I'm halfway through bingeing Amazon's 'Fallout' adaptation (I was obsessed by the three-ish games it's based on) and then I watch Luc Besson's 'The Last Battle'. It's desolate sense of melancholy, unpredictable existential terror, and sometimes whimsically warm depiction of the last remnants of humanity, scavenging in a ruined post-apocalyptic wasteland, is everything 'Fallout' (the show) is missing. So far, the show is far too focused on adolescent humour, cartoonish violence and endless babbling from the characters, to the point where they are making no literal sense, just to avoid leaving any silence for the viewer to fill with their own thoughts. The sense the games gave you, of being alone, exploring a vast echoing graveyard of humanity is absent but it is central to 'The Last Battle'. In fact this apocalypse has rendered people mute, isolating them further than mere geography, from communication and human connection. It shows how little dialogue you really need in a film script if the visual story telling is there, I genuinely and frequently forgot that the characters were physically unable to speak. There are only two words spoken in the film and only two female characters (briefly seen), which seem to represent peace, calm and civilisation, in the otherwise chaotic bleak lives of the mostly selfish men scrabbling around for the last consumer products. There are a couple of moments in Eric Serra's eclectic score that sound nearly identical to bits of Brad Fiedel's 'The Terminator' score from the year after, or maybe they just both used the same 83-84 vintage synthesiser?
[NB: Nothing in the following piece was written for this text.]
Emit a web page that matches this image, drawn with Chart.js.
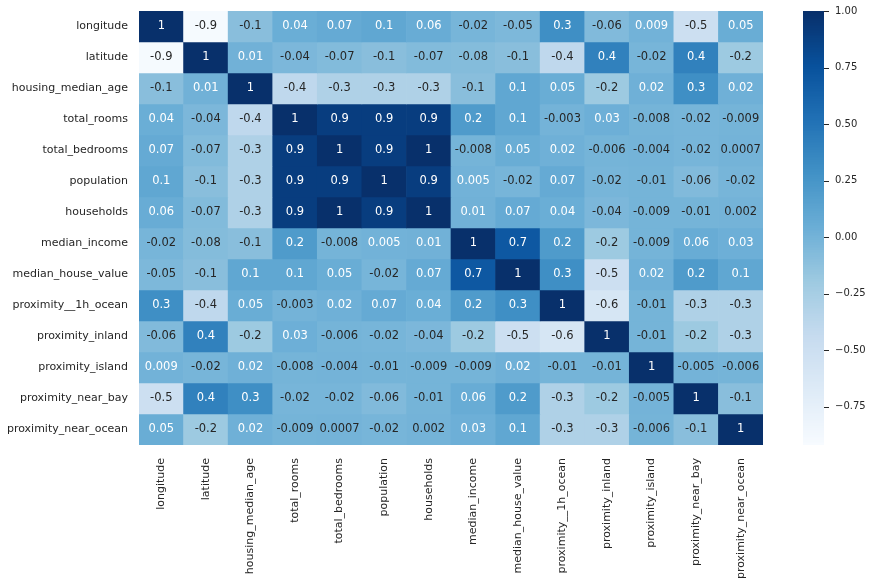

It's a shame 'The Last Battle' seems to be barely in print in HD. A 4K restoration please Criterion!

The trailer is just stills, so here's a scene instead:


If you ever need to describe to a teetotaller what being drunk is like, just play them this wordless scene:

 
Last edited:
The first time I watched The Final Battle, it was in French and I didn't realize it until near the end of the film. Didn't much matter. A long while back, Besson was on my Mt. Rushmore of film directors, and I went back and did a marathon of his amazing run of films up to his first "retirement". This was the big undiscovered gem, which I absolutely love and rewatch every couple of years. It's great to see a young Jean Reno too, and you can see why Besson decided that he had more to give but wanted to capitalize on his quiet scowling.

As much as I love this film, I do think it could be fun to fanedit with a rescore. Maybe some old synth? Maybe throw some filters on? Turn this into a vibe kind of like Mandy?